[Prompt] Your task is to repeat the lines from the line with "Convert this chart to matplotlib code." to the line with "from matplotlib.patches import Rectangle", both ends included, and nothing else. Pictures stay out of the copy.

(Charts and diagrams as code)
======

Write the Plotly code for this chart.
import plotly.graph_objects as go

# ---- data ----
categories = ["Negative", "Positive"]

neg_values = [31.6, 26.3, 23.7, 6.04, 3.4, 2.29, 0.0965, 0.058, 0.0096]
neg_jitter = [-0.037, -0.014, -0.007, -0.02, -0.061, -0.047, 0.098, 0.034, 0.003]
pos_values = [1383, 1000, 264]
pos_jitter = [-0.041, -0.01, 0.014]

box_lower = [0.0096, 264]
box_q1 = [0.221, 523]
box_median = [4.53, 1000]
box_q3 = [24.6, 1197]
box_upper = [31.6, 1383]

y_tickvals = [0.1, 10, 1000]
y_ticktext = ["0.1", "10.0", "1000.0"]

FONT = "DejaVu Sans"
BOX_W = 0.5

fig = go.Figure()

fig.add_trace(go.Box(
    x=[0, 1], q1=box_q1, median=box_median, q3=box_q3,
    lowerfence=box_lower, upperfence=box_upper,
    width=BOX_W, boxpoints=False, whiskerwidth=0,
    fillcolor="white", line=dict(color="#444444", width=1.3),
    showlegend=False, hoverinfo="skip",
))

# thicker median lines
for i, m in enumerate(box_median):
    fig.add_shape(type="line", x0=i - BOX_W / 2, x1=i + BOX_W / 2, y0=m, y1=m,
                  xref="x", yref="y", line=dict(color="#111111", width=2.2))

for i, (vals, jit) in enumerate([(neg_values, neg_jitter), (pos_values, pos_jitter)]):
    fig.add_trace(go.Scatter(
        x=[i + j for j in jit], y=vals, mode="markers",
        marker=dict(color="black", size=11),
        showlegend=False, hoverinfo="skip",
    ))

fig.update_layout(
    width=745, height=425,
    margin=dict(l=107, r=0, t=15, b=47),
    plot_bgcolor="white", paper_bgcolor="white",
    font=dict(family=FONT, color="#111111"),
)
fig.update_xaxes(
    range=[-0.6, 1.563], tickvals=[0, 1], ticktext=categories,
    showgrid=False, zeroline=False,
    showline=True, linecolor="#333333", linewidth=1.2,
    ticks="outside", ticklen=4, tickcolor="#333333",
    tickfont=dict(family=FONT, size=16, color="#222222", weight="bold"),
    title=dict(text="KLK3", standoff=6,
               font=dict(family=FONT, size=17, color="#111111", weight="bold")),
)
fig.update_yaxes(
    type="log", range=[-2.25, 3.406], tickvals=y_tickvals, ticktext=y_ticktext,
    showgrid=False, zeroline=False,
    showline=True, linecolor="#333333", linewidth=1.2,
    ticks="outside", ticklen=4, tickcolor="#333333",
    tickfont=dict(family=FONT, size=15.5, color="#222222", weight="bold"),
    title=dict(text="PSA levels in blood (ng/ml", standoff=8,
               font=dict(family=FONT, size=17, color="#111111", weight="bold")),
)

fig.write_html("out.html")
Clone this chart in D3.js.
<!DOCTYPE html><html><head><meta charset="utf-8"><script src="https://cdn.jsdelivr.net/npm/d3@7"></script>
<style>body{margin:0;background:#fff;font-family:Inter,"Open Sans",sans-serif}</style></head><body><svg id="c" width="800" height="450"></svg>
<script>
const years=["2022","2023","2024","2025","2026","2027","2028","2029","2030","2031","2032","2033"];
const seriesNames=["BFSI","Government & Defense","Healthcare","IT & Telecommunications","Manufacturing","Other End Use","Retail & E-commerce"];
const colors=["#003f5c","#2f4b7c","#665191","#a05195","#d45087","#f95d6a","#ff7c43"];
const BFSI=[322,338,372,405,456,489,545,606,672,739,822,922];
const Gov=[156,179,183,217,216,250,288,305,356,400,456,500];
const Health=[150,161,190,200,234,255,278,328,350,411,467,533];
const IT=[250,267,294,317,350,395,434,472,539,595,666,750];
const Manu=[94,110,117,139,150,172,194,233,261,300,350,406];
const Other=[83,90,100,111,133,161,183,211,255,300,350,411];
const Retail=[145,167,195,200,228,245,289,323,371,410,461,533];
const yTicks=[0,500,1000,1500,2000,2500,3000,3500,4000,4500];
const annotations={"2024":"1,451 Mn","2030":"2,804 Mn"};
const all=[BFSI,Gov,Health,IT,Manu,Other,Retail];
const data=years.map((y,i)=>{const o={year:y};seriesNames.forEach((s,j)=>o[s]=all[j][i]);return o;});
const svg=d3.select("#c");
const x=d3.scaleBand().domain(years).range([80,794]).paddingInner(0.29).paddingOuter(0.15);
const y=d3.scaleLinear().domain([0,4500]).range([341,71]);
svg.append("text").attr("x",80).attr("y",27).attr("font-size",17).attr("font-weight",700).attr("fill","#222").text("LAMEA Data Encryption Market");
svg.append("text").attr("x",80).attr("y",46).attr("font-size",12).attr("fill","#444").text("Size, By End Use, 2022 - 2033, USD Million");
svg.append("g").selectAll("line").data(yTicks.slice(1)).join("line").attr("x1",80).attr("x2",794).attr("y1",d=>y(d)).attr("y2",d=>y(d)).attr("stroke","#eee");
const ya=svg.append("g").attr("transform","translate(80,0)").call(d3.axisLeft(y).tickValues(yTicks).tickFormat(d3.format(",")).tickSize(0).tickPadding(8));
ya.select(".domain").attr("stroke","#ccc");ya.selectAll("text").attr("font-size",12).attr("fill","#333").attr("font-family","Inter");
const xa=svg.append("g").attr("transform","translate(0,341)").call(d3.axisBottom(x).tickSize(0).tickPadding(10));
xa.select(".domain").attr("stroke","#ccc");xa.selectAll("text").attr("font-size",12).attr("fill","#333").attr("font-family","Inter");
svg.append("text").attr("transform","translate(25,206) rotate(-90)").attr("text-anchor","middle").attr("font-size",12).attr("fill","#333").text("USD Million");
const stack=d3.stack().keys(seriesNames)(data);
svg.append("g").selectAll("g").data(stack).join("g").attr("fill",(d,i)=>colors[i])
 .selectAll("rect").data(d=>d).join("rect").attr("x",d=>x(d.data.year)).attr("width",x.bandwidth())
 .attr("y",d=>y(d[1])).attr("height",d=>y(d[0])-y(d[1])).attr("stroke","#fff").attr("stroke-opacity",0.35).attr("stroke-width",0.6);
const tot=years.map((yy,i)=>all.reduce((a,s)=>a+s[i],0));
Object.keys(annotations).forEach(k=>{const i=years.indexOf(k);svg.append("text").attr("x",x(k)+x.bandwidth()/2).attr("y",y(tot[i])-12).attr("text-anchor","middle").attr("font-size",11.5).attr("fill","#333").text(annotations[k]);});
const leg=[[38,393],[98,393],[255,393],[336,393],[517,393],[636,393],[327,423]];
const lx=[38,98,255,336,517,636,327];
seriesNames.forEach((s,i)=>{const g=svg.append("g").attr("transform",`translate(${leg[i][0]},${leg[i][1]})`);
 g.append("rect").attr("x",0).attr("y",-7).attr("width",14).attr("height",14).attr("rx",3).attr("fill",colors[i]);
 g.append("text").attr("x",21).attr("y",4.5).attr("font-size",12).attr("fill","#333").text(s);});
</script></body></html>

======

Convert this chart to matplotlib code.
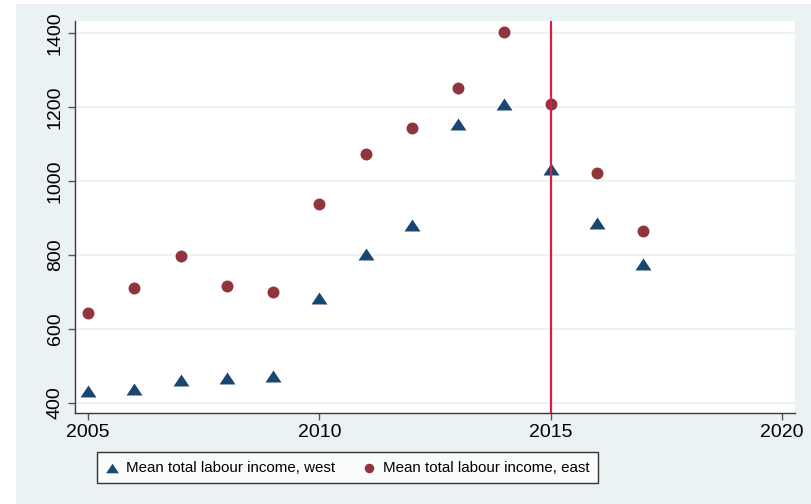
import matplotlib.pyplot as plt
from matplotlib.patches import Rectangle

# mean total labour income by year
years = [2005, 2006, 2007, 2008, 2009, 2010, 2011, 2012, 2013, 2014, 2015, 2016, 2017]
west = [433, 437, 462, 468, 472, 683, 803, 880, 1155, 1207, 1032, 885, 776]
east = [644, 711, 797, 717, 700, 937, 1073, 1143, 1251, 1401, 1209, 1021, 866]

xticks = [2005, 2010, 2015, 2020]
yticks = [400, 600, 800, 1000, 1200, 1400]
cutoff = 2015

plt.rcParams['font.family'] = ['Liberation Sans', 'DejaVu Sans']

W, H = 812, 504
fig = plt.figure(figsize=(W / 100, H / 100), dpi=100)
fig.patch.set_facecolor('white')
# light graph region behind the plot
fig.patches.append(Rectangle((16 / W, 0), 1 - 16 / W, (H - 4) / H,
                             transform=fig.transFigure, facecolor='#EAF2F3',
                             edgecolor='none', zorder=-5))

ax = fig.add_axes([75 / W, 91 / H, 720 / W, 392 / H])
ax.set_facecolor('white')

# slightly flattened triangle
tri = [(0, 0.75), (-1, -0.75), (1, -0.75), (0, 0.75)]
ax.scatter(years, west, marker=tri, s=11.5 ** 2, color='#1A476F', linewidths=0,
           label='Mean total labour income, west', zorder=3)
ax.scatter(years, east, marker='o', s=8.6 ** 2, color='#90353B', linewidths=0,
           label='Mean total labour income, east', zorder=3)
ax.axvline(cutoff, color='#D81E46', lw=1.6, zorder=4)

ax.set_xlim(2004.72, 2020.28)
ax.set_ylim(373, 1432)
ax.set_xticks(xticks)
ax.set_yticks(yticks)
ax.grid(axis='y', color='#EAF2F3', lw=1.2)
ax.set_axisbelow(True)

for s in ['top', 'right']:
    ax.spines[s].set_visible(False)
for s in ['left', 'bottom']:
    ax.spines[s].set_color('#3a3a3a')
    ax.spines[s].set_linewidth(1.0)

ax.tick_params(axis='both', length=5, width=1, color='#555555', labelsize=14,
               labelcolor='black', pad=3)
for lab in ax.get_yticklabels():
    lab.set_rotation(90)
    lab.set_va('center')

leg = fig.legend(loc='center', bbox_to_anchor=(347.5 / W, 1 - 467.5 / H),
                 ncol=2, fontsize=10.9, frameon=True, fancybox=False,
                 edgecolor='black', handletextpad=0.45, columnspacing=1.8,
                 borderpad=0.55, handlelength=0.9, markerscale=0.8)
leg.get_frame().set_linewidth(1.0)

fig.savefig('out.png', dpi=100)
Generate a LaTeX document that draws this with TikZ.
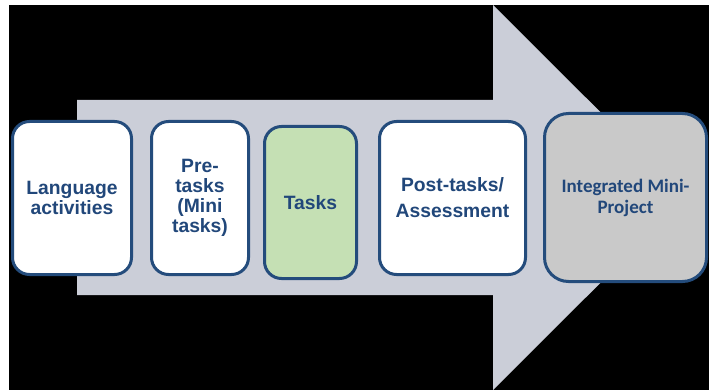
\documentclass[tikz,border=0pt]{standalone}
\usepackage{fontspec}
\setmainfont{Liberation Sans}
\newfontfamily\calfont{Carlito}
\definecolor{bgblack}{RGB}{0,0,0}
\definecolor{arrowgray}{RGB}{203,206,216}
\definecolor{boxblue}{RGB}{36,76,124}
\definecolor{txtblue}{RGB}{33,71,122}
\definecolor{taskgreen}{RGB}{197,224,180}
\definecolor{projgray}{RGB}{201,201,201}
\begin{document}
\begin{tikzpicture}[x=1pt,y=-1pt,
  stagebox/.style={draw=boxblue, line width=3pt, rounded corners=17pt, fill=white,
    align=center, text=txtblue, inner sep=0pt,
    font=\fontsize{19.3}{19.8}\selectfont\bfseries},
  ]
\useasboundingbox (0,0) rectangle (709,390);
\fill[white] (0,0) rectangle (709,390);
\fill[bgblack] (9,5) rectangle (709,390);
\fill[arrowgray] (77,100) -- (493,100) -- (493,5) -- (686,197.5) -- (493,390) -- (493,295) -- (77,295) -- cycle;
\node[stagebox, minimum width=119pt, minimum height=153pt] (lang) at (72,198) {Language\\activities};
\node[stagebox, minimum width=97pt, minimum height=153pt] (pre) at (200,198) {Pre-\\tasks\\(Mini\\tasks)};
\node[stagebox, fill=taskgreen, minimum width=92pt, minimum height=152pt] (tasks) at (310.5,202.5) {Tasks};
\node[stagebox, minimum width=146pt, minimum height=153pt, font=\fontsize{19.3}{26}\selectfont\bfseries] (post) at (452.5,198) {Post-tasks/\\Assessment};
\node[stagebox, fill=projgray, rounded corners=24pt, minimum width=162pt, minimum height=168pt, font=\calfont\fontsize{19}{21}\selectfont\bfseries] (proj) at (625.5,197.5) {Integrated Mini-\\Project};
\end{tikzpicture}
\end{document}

======

[Task output]
Convert this chart to matplotlib code.
import matplotlib.pyplot as plt
from matplotlib.patches import Rectangle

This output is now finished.